--- START Extracted data ---

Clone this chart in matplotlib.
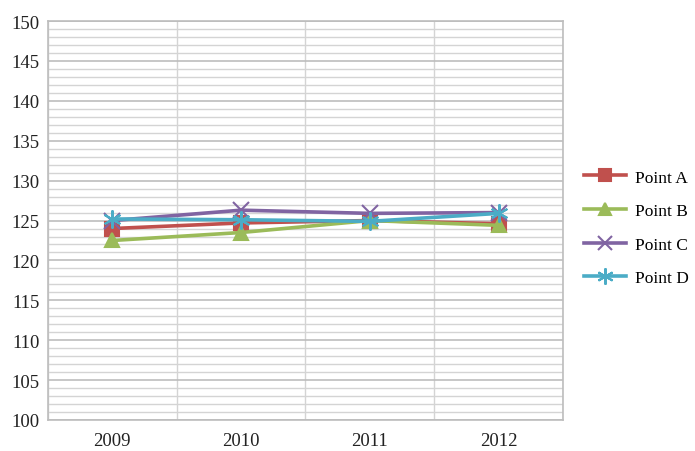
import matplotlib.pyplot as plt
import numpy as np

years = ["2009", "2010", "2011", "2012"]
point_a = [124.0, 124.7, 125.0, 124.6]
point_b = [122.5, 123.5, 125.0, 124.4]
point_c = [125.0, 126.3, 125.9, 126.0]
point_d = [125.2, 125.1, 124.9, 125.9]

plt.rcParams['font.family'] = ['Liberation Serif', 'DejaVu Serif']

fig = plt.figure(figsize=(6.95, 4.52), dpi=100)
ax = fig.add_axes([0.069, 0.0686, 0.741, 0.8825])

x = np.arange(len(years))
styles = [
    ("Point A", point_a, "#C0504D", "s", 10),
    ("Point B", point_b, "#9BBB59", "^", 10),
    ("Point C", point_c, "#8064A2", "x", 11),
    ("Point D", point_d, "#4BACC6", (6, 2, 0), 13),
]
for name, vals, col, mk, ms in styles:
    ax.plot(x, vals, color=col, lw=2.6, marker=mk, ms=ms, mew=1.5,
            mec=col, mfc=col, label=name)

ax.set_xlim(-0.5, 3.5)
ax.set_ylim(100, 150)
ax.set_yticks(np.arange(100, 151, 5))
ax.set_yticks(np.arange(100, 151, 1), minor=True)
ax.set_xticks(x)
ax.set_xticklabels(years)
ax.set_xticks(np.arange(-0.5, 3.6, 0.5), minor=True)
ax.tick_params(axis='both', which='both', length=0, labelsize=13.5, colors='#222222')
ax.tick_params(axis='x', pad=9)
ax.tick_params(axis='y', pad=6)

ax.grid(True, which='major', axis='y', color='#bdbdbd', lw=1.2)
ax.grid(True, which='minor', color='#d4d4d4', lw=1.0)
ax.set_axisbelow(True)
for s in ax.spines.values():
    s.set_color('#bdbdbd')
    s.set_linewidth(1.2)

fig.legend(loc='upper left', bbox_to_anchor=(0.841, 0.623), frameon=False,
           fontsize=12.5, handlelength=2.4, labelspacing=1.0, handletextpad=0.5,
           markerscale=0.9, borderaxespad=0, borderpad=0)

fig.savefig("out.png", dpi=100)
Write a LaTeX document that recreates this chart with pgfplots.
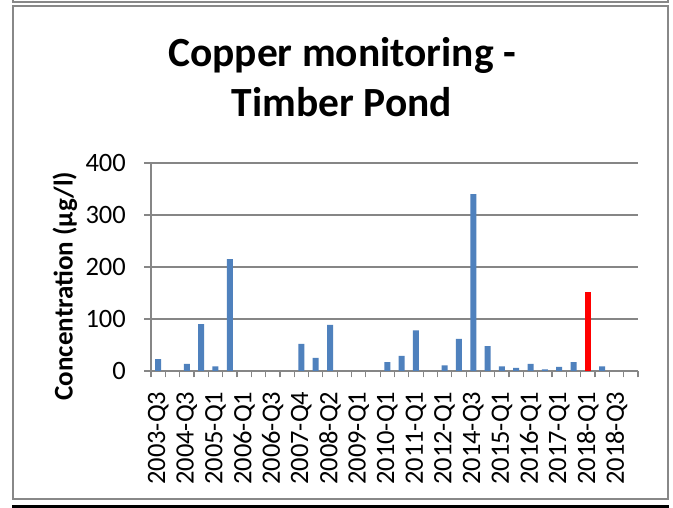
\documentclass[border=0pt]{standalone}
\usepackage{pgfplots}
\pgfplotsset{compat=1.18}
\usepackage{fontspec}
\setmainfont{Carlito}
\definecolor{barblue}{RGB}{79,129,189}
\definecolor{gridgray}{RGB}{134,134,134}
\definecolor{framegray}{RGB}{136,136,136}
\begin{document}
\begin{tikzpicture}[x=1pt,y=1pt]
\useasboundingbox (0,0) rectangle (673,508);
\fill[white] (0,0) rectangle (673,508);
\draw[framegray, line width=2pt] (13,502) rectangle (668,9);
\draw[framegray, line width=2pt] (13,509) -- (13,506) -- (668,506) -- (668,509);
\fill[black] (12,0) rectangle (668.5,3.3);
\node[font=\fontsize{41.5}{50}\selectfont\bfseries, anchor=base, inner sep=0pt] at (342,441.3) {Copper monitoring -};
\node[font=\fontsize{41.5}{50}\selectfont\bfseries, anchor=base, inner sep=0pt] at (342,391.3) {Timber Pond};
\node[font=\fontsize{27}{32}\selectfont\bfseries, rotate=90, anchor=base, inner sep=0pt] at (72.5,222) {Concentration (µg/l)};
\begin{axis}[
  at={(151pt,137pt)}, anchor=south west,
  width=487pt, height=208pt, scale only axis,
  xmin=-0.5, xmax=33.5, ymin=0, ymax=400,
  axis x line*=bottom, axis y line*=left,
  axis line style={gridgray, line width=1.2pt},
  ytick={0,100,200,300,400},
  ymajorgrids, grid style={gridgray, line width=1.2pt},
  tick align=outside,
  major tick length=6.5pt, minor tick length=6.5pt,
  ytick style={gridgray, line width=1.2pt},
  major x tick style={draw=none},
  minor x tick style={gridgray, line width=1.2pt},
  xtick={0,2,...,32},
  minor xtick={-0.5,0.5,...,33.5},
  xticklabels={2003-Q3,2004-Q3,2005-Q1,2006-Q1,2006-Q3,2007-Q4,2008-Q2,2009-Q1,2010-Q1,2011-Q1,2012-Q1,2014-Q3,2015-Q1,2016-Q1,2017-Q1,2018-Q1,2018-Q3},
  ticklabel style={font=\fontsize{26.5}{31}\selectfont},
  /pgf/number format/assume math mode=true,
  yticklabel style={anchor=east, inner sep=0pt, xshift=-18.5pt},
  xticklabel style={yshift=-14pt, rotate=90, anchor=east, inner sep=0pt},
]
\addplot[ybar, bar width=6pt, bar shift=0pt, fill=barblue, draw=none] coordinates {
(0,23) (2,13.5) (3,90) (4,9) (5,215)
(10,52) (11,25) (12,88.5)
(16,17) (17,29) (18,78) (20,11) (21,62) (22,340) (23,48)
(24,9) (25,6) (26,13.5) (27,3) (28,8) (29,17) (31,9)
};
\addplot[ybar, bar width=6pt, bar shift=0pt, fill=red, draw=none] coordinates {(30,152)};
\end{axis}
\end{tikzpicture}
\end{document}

--- END Extracted data ---

Exercise:
From the data above, pick out each line containing "this" and copy it.

Output of the exercise:
Clone this chart in matplotlib.
Write a LaTeX document that recreates this chart with pgfplots.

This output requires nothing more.